With the new legislation, the Chinese coast guard will have a freer reign over weapons usage compared to their Japanese counterparts. “Japanese law requires confirmation of ‘suspicious activity’ on board a foreign vessel, and even then forbids responses that could put people in danger unless a specific set of conditions is met, including possible preparations for a serious crime.
The Chinese legislation would let coast guard vessels that are under attack respond with shipborne or airborne weapons. It also allows for other measures, such as detention and towing, to be taken against foreign vessels considered to have illegally entered Chinese waters,” according to Nikkei Asia.
The new legislation has been established to set up a formal structure for the Chinese coast guard. They are not only allowed to use weapons against foreign ships but can also seize the vessels. If a foreign power is found to engage in construction in Chinese waters, the coast guard has the right to remove such structures. The legislation is expected to be passed in December and would give China legal grounds to act against structures in disputed regions like the Senkaku Islands.
The Chinese coast guard has been increasing its fleet size over the years. In 2019, the coast guard had 130 ships with a capability of 1,000-ton displacement. By contrast, the Japanese coast guard only had 66 ships. The Chinese are focusing on bigger ships with 10,000-ton displacement capability and featuring 76-mm automatic cannons.
US and the Philippines move against Beijing
The U.S. government has decided to deploy coast guard ships to monitor Chinese activities in the South China Sea fishing grounds. Robert O’Brien, the U.S. National Security Advisor, slammed China for harassing fishermen of neighboring nations as well as for being involved in illegal fishing in the region. The U.S. coast guard is also considering whether to set up a permanent station of patrol ships in the South Pacific.

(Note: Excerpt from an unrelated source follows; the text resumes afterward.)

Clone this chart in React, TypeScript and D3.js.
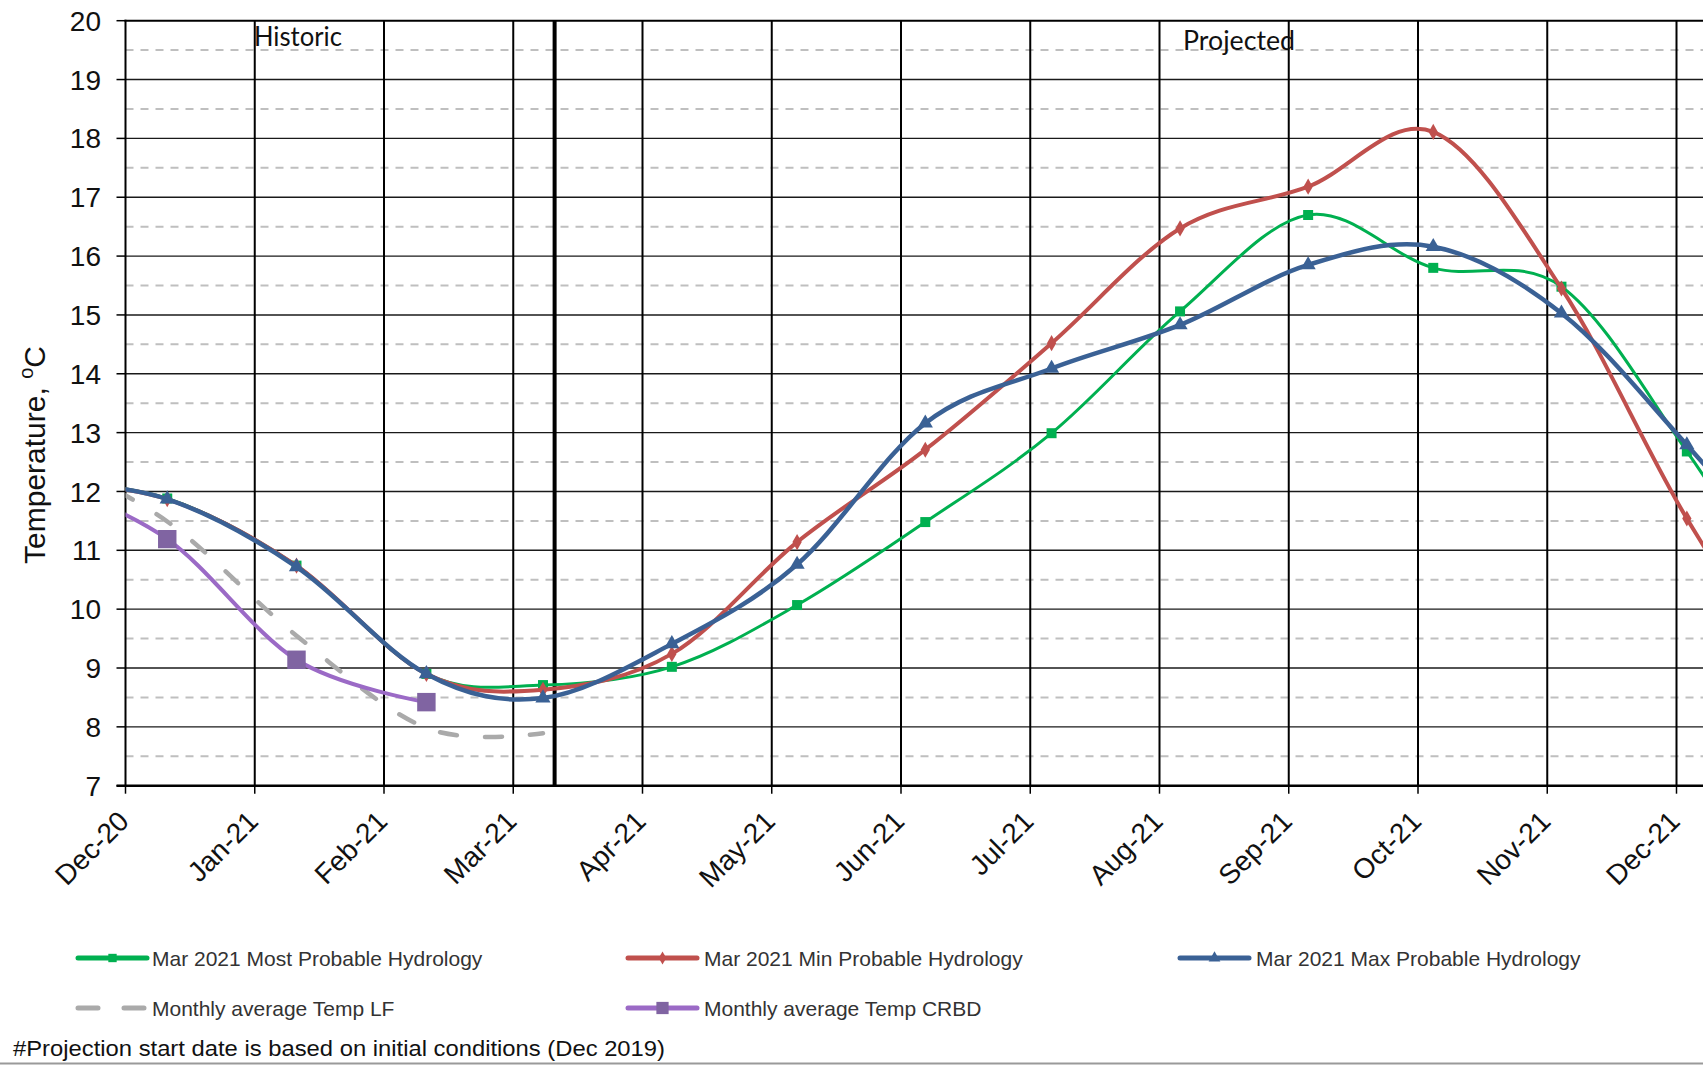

Meanwhile, the Philippines government is apparently planning to swarm the South China Sea with fishing vessels, a strategy that is currently being used by Beijing. Teodoro Locsin, the country’s Foreign Affairs Secretary, admitted that this would also increase the likelihood of “accidents.” However, if any of its navy boats are struck by Beijing, Locsin says that his country will seek the assistance of the United States government.